There are three basic methods available for employers to obtain the required workers’ compensation protection: state insurance funds, private insurance, and self-insurance through insurance pools. The latter option—which involves setting aside funds in anticipation of workers’ compensation claims, rather than purchasing insurance—is seen as a cost-saving method for safety-oriented firms. In the states that permit it, many large employers now self-insure, and many small businesses form groups to insure themselves and decrease the risks.

Group self-insurance plans are worth consideration for small businesses with better-than-average workplace safety records. Such plans work best when the companies involved are in the same or similar industries, so that their level of risk is roughly equivalent. The companies can then join together to purchase stop-loss coverage to protect themselves against claims over a certain amount.

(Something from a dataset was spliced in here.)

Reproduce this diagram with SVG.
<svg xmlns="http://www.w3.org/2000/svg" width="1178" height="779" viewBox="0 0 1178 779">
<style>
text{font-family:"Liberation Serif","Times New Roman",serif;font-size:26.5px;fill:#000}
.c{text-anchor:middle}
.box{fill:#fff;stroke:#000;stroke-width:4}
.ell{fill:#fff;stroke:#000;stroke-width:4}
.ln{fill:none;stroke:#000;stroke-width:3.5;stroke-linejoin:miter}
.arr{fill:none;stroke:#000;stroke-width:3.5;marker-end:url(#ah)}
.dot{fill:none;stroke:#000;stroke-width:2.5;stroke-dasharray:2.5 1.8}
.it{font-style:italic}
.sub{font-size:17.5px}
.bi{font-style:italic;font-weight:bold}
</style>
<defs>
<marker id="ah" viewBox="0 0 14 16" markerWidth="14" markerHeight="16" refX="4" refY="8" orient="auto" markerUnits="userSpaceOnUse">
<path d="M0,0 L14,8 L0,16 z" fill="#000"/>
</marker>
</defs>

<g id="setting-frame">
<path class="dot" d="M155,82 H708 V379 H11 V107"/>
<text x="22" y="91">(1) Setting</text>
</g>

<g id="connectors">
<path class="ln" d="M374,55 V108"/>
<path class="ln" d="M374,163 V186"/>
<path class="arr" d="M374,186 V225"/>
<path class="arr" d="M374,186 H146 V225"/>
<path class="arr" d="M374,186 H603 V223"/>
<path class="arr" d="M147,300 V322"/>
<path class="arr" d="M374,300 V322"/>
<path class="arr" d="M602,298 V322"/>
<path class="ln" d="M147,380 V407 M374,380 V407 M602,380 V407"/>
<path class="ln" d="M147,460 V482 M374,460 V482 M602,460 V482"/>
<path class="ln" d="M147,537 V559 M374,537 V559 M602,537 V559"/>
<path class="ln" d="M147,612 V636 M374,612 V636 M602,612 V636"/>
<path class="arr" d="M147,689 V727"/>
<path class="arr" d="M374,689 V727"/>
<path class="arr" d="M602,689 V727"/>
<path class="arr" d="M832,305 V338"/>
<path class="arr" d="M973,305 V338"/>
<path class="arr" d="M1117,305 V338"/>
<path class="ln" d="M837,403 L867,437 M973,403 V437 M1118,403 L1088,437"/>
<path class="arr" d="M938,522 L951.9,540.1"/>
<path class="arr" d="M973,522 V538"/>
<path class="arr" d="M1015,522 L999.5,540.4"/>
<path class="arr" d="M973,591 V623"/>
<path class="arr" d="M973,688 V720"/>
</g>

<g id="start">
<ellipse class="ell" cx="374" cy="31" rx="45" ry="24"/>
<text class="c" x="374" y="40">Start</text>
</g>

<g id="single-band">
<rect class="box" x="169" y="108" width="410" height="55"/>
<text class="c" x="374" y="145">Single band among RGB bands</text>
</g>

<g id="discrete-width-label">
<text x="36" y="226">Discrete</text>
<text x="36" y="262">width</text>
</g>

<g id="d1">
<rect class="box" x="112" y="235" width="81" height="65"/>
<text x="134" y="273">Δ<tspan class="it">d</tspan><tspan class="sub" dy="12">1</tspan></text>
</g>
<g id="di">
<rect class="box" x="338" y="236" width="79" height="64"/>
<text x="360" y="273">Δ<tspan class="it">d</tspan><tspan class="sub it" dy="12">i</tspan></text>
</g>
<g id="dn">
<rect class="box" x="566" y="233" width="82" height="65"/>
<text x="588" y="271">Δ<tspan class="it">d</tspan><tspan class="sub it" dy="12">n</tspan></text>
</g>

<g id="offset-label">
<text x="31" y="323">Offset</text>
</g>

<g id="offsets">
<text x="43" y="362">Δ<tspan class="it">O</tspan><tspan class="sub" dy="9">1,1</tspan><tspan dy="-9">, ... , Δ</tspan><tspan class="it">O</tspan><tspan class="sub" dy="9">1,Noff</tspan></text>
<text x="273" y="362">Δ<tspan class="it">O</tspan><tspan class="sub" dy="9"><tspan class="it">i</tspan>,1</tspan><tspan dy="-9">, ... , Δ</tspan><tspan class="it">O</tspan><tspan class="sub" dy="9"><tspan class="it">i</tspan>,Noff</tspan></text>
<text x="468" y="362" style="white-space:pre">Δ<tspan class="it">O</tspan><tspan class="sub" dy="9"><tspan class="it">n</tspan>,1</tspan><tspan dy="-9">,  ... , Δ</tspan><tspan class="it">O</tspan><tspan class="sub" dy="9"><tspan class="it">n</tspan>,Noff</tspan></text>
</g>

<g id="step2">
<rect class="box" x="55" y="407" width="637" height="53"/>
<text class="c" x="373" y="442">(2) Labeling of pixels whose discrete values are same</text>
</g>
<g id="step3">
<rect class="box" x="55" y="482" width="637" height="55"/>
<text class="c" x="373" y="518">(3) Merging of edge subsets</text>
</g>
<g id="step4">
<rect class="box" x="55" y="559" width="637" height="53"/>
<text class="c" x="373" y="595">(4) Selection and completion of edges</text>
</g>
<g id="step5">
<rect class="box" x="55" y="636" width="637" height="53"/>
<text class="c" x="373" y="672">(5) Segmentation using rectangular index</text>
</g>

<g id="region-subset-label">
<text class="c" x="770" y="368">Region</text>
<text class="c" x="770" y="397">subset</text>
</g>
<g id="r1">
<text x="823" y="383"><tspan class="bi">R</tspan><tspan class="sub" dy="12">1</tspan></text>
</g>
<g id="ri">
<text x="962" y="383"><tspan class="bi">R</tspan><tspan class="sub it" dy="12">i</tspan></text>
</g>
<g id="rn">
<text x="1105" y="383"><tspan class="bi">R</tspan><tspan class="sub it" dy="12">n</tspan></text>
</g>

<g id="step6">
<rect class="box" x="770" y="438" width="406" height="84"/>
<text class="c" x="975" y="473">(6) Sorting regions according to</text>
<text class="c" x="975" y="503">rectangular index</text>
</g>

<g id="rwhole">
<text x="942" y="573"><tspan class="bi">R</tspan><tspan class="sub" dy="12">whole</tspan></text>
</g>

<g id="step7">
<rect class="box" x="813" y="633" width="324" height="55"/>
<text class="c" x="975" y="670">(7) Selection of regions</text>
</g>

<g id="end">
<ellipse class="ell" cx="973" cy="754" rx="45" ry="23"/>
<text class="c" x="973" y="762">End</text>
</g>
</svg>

Though self-insurance can be less expensive than private workers’ compensation policies, small businesses should make sure that they have the financial resources to withstand potential losses.

Managing Workers’ Comp Claims And Costs

Small businesses can explore a variety of other measures to reduce their workers’ compensation premiums as well.

These include: First and foremost, make the workplace as safe as possible. Companies can reduce premiums by minimizing the number of claims made by their workforce. This requires the implementation of safety programs in such areas as materials handling and ergonomics.

Select the right insurer. Business owners seeking workers’ comp insurance policies should seek out insurers with proactive claims adjusting policies. In addition, Occupational Hazards contributor Shawn Adams counsels companies to give preference to insurers who assign specific adjusters for accounts. “[When] claims are…

handled on a file basis… your account is handled by whatever adjuster happens to be assigned the file for your claim. An assigned adjuster is one who can take responsibility for your account, as opposed to having different adjusters handle different claims against your policy but not coordinating the claims in a comprehensive manner.”

Pay attention to your own claims trends. Businesses should take steps to monitor all aspects of their work safety record and insurance coverage, and ensure that all subcontractors carry workers’ comp coverage.